**Exercise directions**.
Please write out the lines of the data exactly, beginning with the first and ending with the line containing "2.32, 2.68, 3.25, 2.62, 3.35, 3.35, 3.35, 3.18, 4.39, 3.59]"; leave the pictures behind.

**Figure scripts**.

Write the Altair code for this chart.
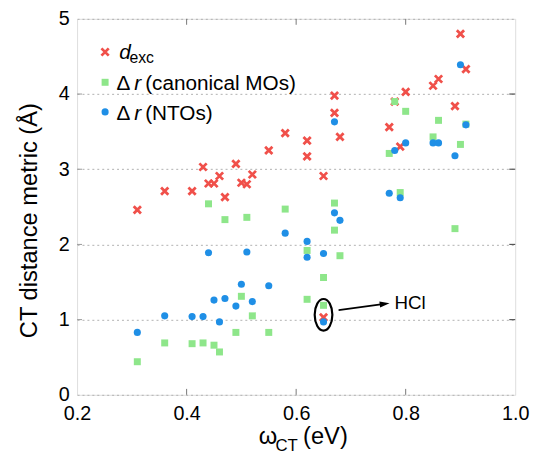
import altair as alt
import pandas as pd

FONT = "Liberation Sans"
RED = "#f0504a"
GREEN = "#8ee68a"
BLUE = "#1f8fe6"

# omega_CT (eV) for each system
omega = [0.31, 0.36, 0.41, 0.43, 0.44, 0.45, 0.46, 0.47, 0.49, 0.50,
         0.51, 0.52, 0.55, 0.58, 0.62, 0.62, 0.65, 0.65, 0.67, 0.67,
         0.68, 0.77, 0.78, 0.79, 0.80, 0.85, 0.86, 0.89, 0.90, 0.91]
# d_exc (Å)
d_exc = [2.46, 2.71, 2.71, 3.03, 2.81, 2.81, 2.91, 2.63, 3.07, 2.82,
         2.80, 2.93, 3.25, 3.48, 3.38, 3.17, 2.91, 1.03, 3.98, 3.75,
         3.43, 3.56, 3.90, 3.30, 4.03, 4.11, 4.20, 3.84, 4.80, 4.33]
# Δr canonical MOs (Å)
dr_can = [0.44, 0.69, 0.68, 0.69, 2.54, 0.66, 0.57, 2.33, 0.83, 1.31,
          2.36, 1.05, 0.83, 2.47, 1.92, 1.27, 1.56, 1.19, 2.55, 2.19,
          1.85, 3.21, 3.90, 2.69, 3.77, 3.43, 3.65, 2.21, 3.33, 3.60]
# Δr NTOs (Å)
dr_nto = [0.83, 1.05, 1.04, 1.04, 1.89, 1.26, 0.97, 1.28, 1.18, 1.47,
          1.90, 1.24, 1.45, 2.15, 2.04, 1.83, 1.88, 0.97, 3.63, 2.42,
          2.32, 2.68, 3.25, 2.62, 3.35, 3.35, 3.35, 3.18, 4.39, 3.59]

x_ticks = [0.2, 0.4, 0.6, 0.8, 1.0]
y_ticks = [0, 1, 2, 3, 4, 5]
inner_x_ticks = [0.4, 0.6, 0.8]
inner_y_ticks = [1, 2, 3, 4]

# HCl annotation
hcl_label = "HCl"
hcl_omega = 0.65
hcl_center = 1.064

xs = alt.Scale(domain=[0.2, 1.0], nice=False, zero=False)
ys = alt.Scale(domain=[0, 5], nice=False, zero=False)
xaxis = alt.Axis(values=x_ticks, format=".1f", labelFontSize=20, labelPadding=9,
                 ticks=False, tickSize=0, domain=False, grid=False, title=None,
                 labelFlush=False, labelColor="black", labelFont=FONT)
yaxis = alt.Axis(values=y_ticks, format="d", labelFontSize=20, labelPadding=8,
                 ticks=False, tickSize=0, domain=False, grid=True, gridDash=[2, 3],
                 gridColor="#b0b0b0", gridWidth=1,
                 title="CT distance metric (Å)", titleFontSize=24,
                 titleFontWeight="normal", titleX=-36, titleY=204,
                 titleFont=FONT, titleColor="black", labelFlush=False,
                 labelColor="black", labelFont=FONT)
X = alt.X("x:Q", scale=xs, axis=xaxis)
Y = alt.Y("y:Q", scale=ys, axis=yaxis)

df_red = pd.DataFrame({"x": omega, "y": d_exc})
df_green = pd.DataFrame({"x": omega, "y": dr_can})
df_blue = pd.DataFrame({"x": omega, "y": dr_nto})

XSHAPE = "M-1,-1L1,1M-1,1L1,-1"
XSIZE, SQSIZE, CSIZE = 54, 50, 52

red = alt.Chart(df_red).mark_point(shape=XSHAPE, filled=False, stroke=RED,
                                   strokeWidth=2.8, size=XSIZE, opacity=1).encode(x=X, y=Y)
green = alt.Chart(df_green).mark_square(size=SQSIZE, color=GREEN, opacity=1).encode(x=X, y=Y)
blue = alt.Chart(df_blue).mark_circle(size=CSIZE, color=BLUE, opacity=1).encode(x=X, y=Y)

# ellipse around HCl
df_ell = pd.DataFrame({"x": [hcl_omega], "y": [hcl_center]})
ellipse = alt.Chart(df_ell).mark_point(
    shape="M0,-1A0.56,1,0,1,1,0,1A0.56,1,0,1,1,0,-1Z",
    filled=False, stroke="black", strokeWidth=2.2, size=1024, opacity=1
).encode(x=X, y=Y)

# arrow
df_arrow = pd.DataFrame({"x": [0.6775], "y": [1.127], "x2": [0.758], "y2": [1.206]})
arrow_line = alt.Chart(df_arrow).mark_rule(color="black", strokeWidth=1.8).encode(
    x=X, y=Y, x2="x2:Q", y2="y2:Q")
df_head = pd.DataFrame({"x": [0.7616], "y": [1.21]})
arrow_head = alt.Chart(df_head).mark_point(
    shape="M1,0L-1,-0.6L-1,0.6Z", filled=True, color="black", size=100,
    angle=352.4, opacity=1).encode(x=X, y=Y)
df_hcl = pd.DataFrame({"x": [0.7796], "y": [1.14], "t": [hcl_label]})
hcl_text = alt.Chart(df_hcl).mark_text(align="left", baseline="alphabetic",
                                       fontSize=19, font=FONT, color="black").encode(
    x=X, y=Y, text="t:N")

# inward ticks
df_xt = pd.DataFrame({"x": inner_x_ticks})
df_yt = pd.DataFrame({"y": inner_y_ticks})
tick_bottom = alt.Chart(df_xt).mark_rule(color="#777", strokeWidth=1).encode(
    x=X, y=alt.value(381), y2=alt.value(375))
tick_top = alt.Chart(df_xt).mark_rule(color="#777", strokeWidth=1).encode(
    x=X, y=alt.value(0), y2=alt.value(6))
tick_right = alt.Chart(df_yt).mark_rule(color="#555", strokeWidth=1.2).encode(
    y=Y, x=alt.value(444), x2=alt.value(438))
tick_left = alt.Chart(df_yt).mark_rule(color="#999", strokeWidth=1).encode(
    y=Y, x=alt.value(0), x2=alt.value(5))

# legend (drawn manually for mixed styles)
one = pd.DataFrame({"a": [0]})
def txt(s, px, py, size=21, style="normal"):
    return alt.Chart(one).mark_text(text=s, align="left", baseline="alphabetic",
                                    fontSize=size, font=FONT, fontStyle=style,
                                    color="black").encode(x=alt.value(px), y=alt.value(py))

leg_red = alt.Chart(one).mark_point(shape=XSHAPE, filled=False, stroke=RED,
                                    strokeWidth=2.8, size=XSIZE, opacity=1).encode(
    x=alt.value(28.4), y=alt.value(33.6))
leg_green = alt.Chart(one).mark_square(size=SQSIZE, color=GREEN, opacity=1).encode(
    x=alt.value(28.4), y=alt.value(64.3))
leg_blue = alt.Chart(one).mark_circle(size=CSIZE, color=BLUE, opacity=1).encode(
    x=alt.value(28.4), y=alt.value(94.3))

legend = [
    leg_red, leg_green, leg_blue,
    txt("d", 42.7, 40.3, 21, "italic"),
    txt("exc", 53, 44.6, 16),
    txt("Δ", 40, 71.6, 21),
    txt("r", 58, 71.6, 21, "italic"),
    txt("(canonical MOs)", 69, 71.6, 21),
    txt("Δ", 40, 102.3, 21),
    txt("r", 58, 102.3, 21, "italic"),
    txt("(NTOs)", 69, 102.3, 21),
]

# x-axis title with subscript
xtitle = [
    txt("ω", 184, 431, 24),
    txt("CT", 201, 438, 17),
    txt("(eV)", 229, 431, 24),
]

chart = alt.layer(
    red, green, blue, ellipse, arrow_line, arrow_head, hcl_text,
    tick_bottom, tick_top, tick_right, tick_left,
    *legend, *xtitle
).properties(
    width=444, height=381,
    padding={"left": 70, "top": 8, "right": 16, "bottom": 58},
    autosize=alt.AutoSizeParams(type="none"),
).configure_view(
    stroke="#333", strokeWidth=1.5
).configure(
    background="white"
)

chart.save("out.html", embed_options={"renderer": "svg", "actions": False})
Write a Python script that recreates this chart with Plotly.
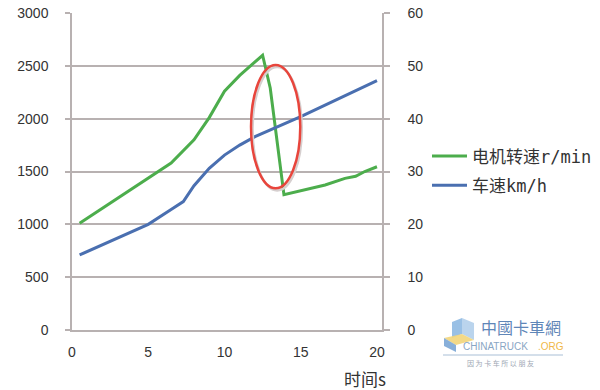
import plotly.graph_objects as go

# ---- data ----
t_rpm = [0.5, 6.5, 8.0, 9.0, 10.0, 11.0, 12.5, 13.0, 13.9, 15.3, 16.6, 17.9, 18.6, 19.2, 20.0]
rpm = [1010, 1580, 1800, 2010, 2260, 2410, 2600, 2290, 1280, 1325, 1372, 1435, 1455, 1500, 1545]

t_spd = [0.5, 5.0, 6.5, 7.3, 8.0, 9.0, 10.0, 11.0, 12.0, 13.0, 14.0, 15.0, 20.0]
speed = [14.2, 20.0, 22.8, 24.3, 27.3, 30.6, 33.1, 35.0, 36.6, 37.9, 39.2, 40.4, 47.2]

x_ticks = [0, 5, 10, 15, 20]
name_rpm = "电机转速r/min"
name_spd = "车速km/h"
x_title = "时间s"

GREEN = "#4cad4c"
BLUE = "#4a6fb0"
RED = "#e8453c"
GRID = "#b8b1b1"
TXT = "#333333"

# plot area in pixels
L, R, T, B = 72, 382, 13, 330
W, H = 600, 390


def px(x):
    return (x - L) / (R - L)


def py(y):
    return (B - y) / (B - T)


fig = go.Figure()
fig.add_trace(go.Scatter(x=t_rpm, y=rpm, mode="lines", name=name_rpm,
                         line=dict(color=GREEN, width=3), yaxis="y", legendgroup="a"))
fig.add_trace(go.Scatter(x=t_spd, y=speed, mode="lines", name=name_spd,
                         line=dict(color=BLUE, width=3), yaxis="y2", legendgroup="b"))

tickfont = dict(family="Liberation Sans, Arial, sans-serif", size=14, color=TXT)

# ellipse highlight (left-axis data units)
ex0, ex1, ey0, ey1 = 11.74, 14.97, 1341, 2508
shapes = [
    dict(type="circle", xref="x", yref="y", x0=ex0 + 0.1, x1=ex1 + 0.1, y0=ey0 - 20, y1=ey1 - 20,
         line=dict(color="#d6cfcf", width=2.5), layer="above"),
    dict(type="circle", xref="x", yref="y", x0=ex0, x1=ex1, y0=ey0, y1=ey1,
         line=dict(color=RED, width=2.5), layer="above"),
]


def path(pts):
    return "M" + " L".join(f"{px(a):.4f},{py(b):.4f}" for a, b in pts) + " Z"


# watermark logo (approximate cube + line)
shapes += [
    dict(type="path", xref="paper", yref="paper", path=path([(452, 322), (462, 318), (462, 334), (452, 338)]),
         fillcolor="#7fb0de", line=dict(width=0), opacity=0.8),
    dict(type="path", xref="paper", yref="paper", path=path([(462, 318), (474, 323), (474, 340), (462, 334)]),
         fillcolor="#a9c9e8", line=dict(width=0), opacity=0.8),
    dict(type="path", xref="paper", yref="paper", path=path([(444, 338), (462, 334), (474, 340), (456, 345)]),
         fillcolor="#f2d57a", line=dict(width=0), opacity=0.9),
    dict(type="path", xref="paper", yref="paper", path=path([(444, 338), (456, 345), (456, 352), (444, 346)]),
         fillcolor="#6a9bd0", line=dict(width=0), opacity=0.8),
    dict(type="line", xref="paper", yref="paper", x0=px(443), x1=px(563), y0=py(355), y1=py(355),
         line=dict(color="#a9bfd6", width=1)),
]

annotations = [
    dict(text=x_title, xref="paper", yref="paper", x=px(388), y=py(378), xanchor="right", yanchor="middle",
         showarrow=False, font=dict(family="Noto Sans CJK SC", size=17, color=TXT)),
    dict(text="中國卡車網", xref="paper", yref="paper", x=px(521), y=py(327), xanchor="center", yanchor="middle",
         showarrow=False, font=dict(family="Noto Sans CJK TC", size=16, color="#5f86b8")),
    dict(text="CHINATRUCK", xref="paper", yref="paper",
         x=px(530), y=py(346.5), xanchor="right", yanchor="middle",
         showarrow=False, font=dict(family="Liberation Sans", size=10, color="#8aa6c4")),
    dict(text=".ORG", xref="paper", yref="paper",
         x=px(536), y=py(346.5), xanchor="left", yanchor="middle",
         showarrow=False, font=dict(family="Liberation Sans", size=10, color="#f0b848")),
    dict(text="因 为 卡 车 所 以 朋 友", xref="paper", yref="paper", x=px(500), y=py(363), xanchor="center",
         yanchor="middle", showarrow=False, font=dict(family="Noto Sans CJK SC", size=7, color="#a0a8b4")),
]

fig.update_layout(
    width=W, height=H,
    margin=dict(l=L, r=W - R, t=T, b=H - B, pad=0, autoexpand=False),
    paper_bgcolor="white", plot_bgcolor="white",
    showlegend=True,
    legend=dict(x=px(427), y=py(138.5), xanchor="left", yanchor="top",
                font=dict(family="DejaVu Sans Mono, Noto Sans CJK SC", size=17, color=TXT),
                bgcolor="rgba(0,0,0,0)", tracegroupgap=4, itemwidth=35),
    xaxis=dict(range=[0, 20.33], tickvals=x_ticks, showgrid=False, zeroline=False,
               showline=True, linecolor=GRID, linewidth=1.5, ticks="", tickfont=tickfont,
               ticklabelstandoff=8, automargin=False),
    yaxis=dict(range=[0, 3000], dtick=500, showgrid=True, gridcolor=GRID, gridwidth=1.5,
               zeroline=False, showline=True, linecolor=GRID, linewidth=1.5,
               ticks="outside", ticklen=5, tickcolor=GRID, tickwidth=1.5, tickfont=tickfont,
               ticklabelstandoff=14, automargin=False),
    yaxis2=dict(range=[0, 60], dtick=10, overlaying="y", side="right", showgrid=False,
                zeroline=False, showline=True, linecolor=GRID, linewidth=1.5,
                ticks="outside", ticklen=6, tickcolor=GRID, tickwidth=1.5, tickfont=tickfont,
                ticklabelstandoff=15, automargin=False),
    shapes=shapes,
    annotations=annotations,
)

fig.write_html("out.html", config={"displayModeBar": False},
               post_script="document.body.style.margin='0';document.body.style.overflow='hidden';")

**Worked answer**.
Write the Altair code for this chart.
import altair as alt
import pandas as pd

FONT = "Liberation Sans"
RED = "#f0504a"
GREEN = "#8ee68a"
BLUE = "#1f8fe6"

# omega_CT (eV) for each system
omega = [0.31, 0.36, 0.41, 0.43, 0.44, 0.45, 0.46, 0.47, 0.49, 0.50,
         0.51, 0.52, 0.55, 0.58, 0.62, 0.62, 0.65, 0.65, 0.67, 0.67,
         0.68, 0.77, 0.78, 0.79, 0.80, 0.85, 0.86, 0.89, 0.90, 0.91]
# d_exc (Å)
d_exc = [2.46, 2.71, 2.71, 3.03, 2.81, 2.81, 2.91, 2.63, 3.07, 2.82,
         2.80, 2.93, 3.25, 3.48, 3.38, 3.17, 2.91, 1.03, 3.98, 3.75,
         3.43, 3.56, 3.90, 3.30, 4.03, 4.11, 4.20, 3.84, 4.80, 4.33]
# Δr canonical MOs (Å)
dr_can = [0.44, 0.69, 0.68, 0.69, 2.54, 0.66, 0.57, 2.33, 0.83, 1.31,
          2.36, 1.05, 0.83, 2.47, 1.92, 1.27, 1.56, 1.19, 2.55, 2.19,
          1.85, 3.21, 3.90, 2.69, 3.77, 3.43, 3.65, 2.21, 3.33, 3.60]
# Δr NTOs (Å)
dr_nto = [0.83, 1.05, 1.04, 1.04, 1.89, 1.26, 0.97, 1.28, 1.18, 1.47,
          1.90, 1.24, 1.45, 2.15, 2.04, 1.83, 1.88, 0.97, 3.63, 2.42,
          2.32, 2.68, 3.25, 2.62, 3.35, 3.35, 3.35, 3.18, 4.39, 3.59]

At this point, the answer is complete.